Eventually, the police arrived at the house to take our statements; about three hours after the robbery. All 12 of us plus the two guides gave statements to police. They spoke only broken English and did not seem to be too concerned about our plight. There was a rumor that the car had been spotted in a parking lot, but this turned out to be false. We found out from the police that two men had stolen a car on Saturday and kidnapped a woman the same day. It must have been her cries I heard. The police also told us they suspected the drive shaft on our tour bus had been sabotaged by the same men that robbed us. They believed we had been set up to be robbed, as the two gunmen, having kidnapped the woman, needed money to continue their escape. Of this, I am not sure, but it sure was a coincidence if not true.

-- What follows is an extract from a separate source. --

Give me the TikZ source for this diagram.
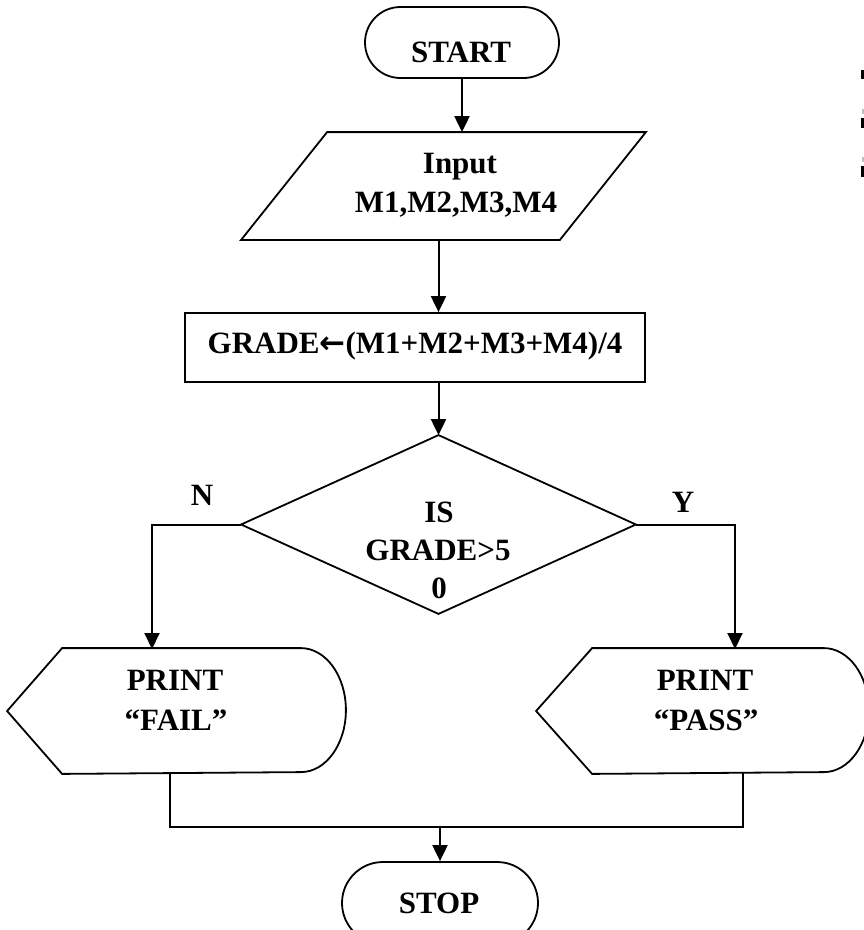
\documentclass[tikz,border=0pt]{standalone}
\usepackage{fontspec}
\setmainfont{Liberation Serif}
\newfontfamily\arrowfont{DejaVu Sans}
\usetikzlibrary{calc,arrows.meta,shapes.misc}
\begin{document}
\begin{tikzpicture}[x=1pt,y=-1pt,line width=1.8pt,
  txt/.style={font=\fontsize{31}{39}\selectfont\bfseries,inner sep=0pt,anchor=base},
  frame/.style={draw=none,inner sep=0pt},
  term/.style={draw,rounded rectangle,inner sep=0pt},
  arr/.style={line width=2pt,-{Triangle[length=16pt,width=15pt]}},
  link/.style={line width=2pt}]
\useasboundingbox (0,0) rectangle (864,930);

% terminals
\node[term,minimum width=194pt,minimum height=71pt] (start) at (462,42.5) {};
\node[txt] (tstart) at (461,62) {START};
\node[term,minimum width=196pt,minimum height=82pt] (stop) at (440,903) {};
\node[txt] (tstop) at (439,913) {STOP};

% input parallelogram
\node[frame,minimum width=403pt,minimum height=106pt] (inp) at (443.5,186) {};
\draw ($(inp.north west)+(86,0)$) -- (inp.north east)
      -- ($(inp.south east)+(-86,0)$) -- (inp.south west) -- cycle;
\node[txt] (tin1) at (460,173) {Input};
\node[txt] (tin2) at (456,212) {M1,M2,M3,M4};

% process box
\node[frame,draw,minimum width=460pt,minimum height=69pt] (calc) at (415,347.5) {};
\node[txt] (tcalc) at (415,353) {GRADE{\arrowfont\bfseries ←}(M1+M2+M3+M4)/4};

% decision
\node[frame,minimum width=393pt,minimum height=177pt] (dia) at (438.5,524.5) {};
\draw (dia.north) -- (dia.east) -- (dia.south) -- (dia.west) -- cycle;
\node[txt] (td1) at (439,522) {IS};
\node[txt] (td2) at (438,560) {GRADE>5};
\node[txt] (td3) at (439,598) {0};

% display shapes
\node[frame,minimum width=337pt,minimum height=124pt] (fail) at (176.5,711) {};
\draw (fail.west) -- ($(fail.north west)+(55,0)$) -- ($(fail.north east)+(-45,0)$)
      arc[start angle=90,end angle=-90,x radius=45pt,y radius=62pt]
      -- ($(fail.south west)+(55,0)$) -- cycle;
\node[txt] (tf1) at (175,690) {PRINT};
\node[txt] (tf2) at (176,730) {“FAIL”};

\node[frame,minimum width=331pt,minimum height=124pt] (pass) at (702.5,711) {};
\draw (pass.west) -- ($(pass.north west)+(56,0)$) -- ($(pass.north east)+(-45,0)$)
      arc[start angle=90,end angle=-90,x radius=45pt,y radius=62pt]
      -- ($(pass.south west)+(56,0)$) -- cycle;
\node[txt] (tp1) at (705,690) {PRINT};
\node[txt] (tp2) at (706,730) {“PASS”};

% branch labels
\node[txt] (lN) at (202,505) {N};
\node[txt] (lY) at (683,512) {Y};

% connector end points on the shapes
\coordinate (failin) at (152,649);
\coordinate (passin) at (735,649);
\coordinate (failout) at (170,773);
\coordinate (passout) at (743,773);
\coordinate (join) at (440,827);

% connectors
\draw[arr] (start.south) -- (start.south |- inp.north);
\draw[arr] (dia.north |- inp.south) -- (dia.north |- calc.north);
\draw[arr] (dia.north |- calc.south) -- (dia.north);
\draw[arr] (dia.west) -| (failin);
\draw[arr] (dia.east) -| (passin);
\draw[link] (failout) |- (join) -| (passout);
\draw[arr] (join) -- (stop.north);

% small marks at the right edge
\fill (861,70) rectangle (864,79);
\fill (861,118) rectangle (864,128);
\fill (861,166) rectangle (864,177);
\fill[black!25] (862,109) rectangle (864,114);
\fill[black!25] (862,157) rectangle (864,162);
\end{tikzpicture}
\end{document}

Later, the police told us the woman that had been kidnapped was a lodge owner. The gunmen had robbed the lodge on Saturday and taken her; she had been their prisoner for three days. We were all very worried about her. The now-repaired tour bus arrived to pick us up and took us to a not very nice motel back in Graskop; the one we had evaded the previous night. After settling into our motel cabins, we had dinner as a group. This dinner was very odd as most people got very drunk, not all but most. They sat around making jokes and laughing hysterically, but it seemed to me to be a thin veneer covering their pain and worry. We had all lost many valuables this day. Some had lost money, passports, equipment, cameras, but none of us had lost the most important thing, our lives; for this, we were grateful.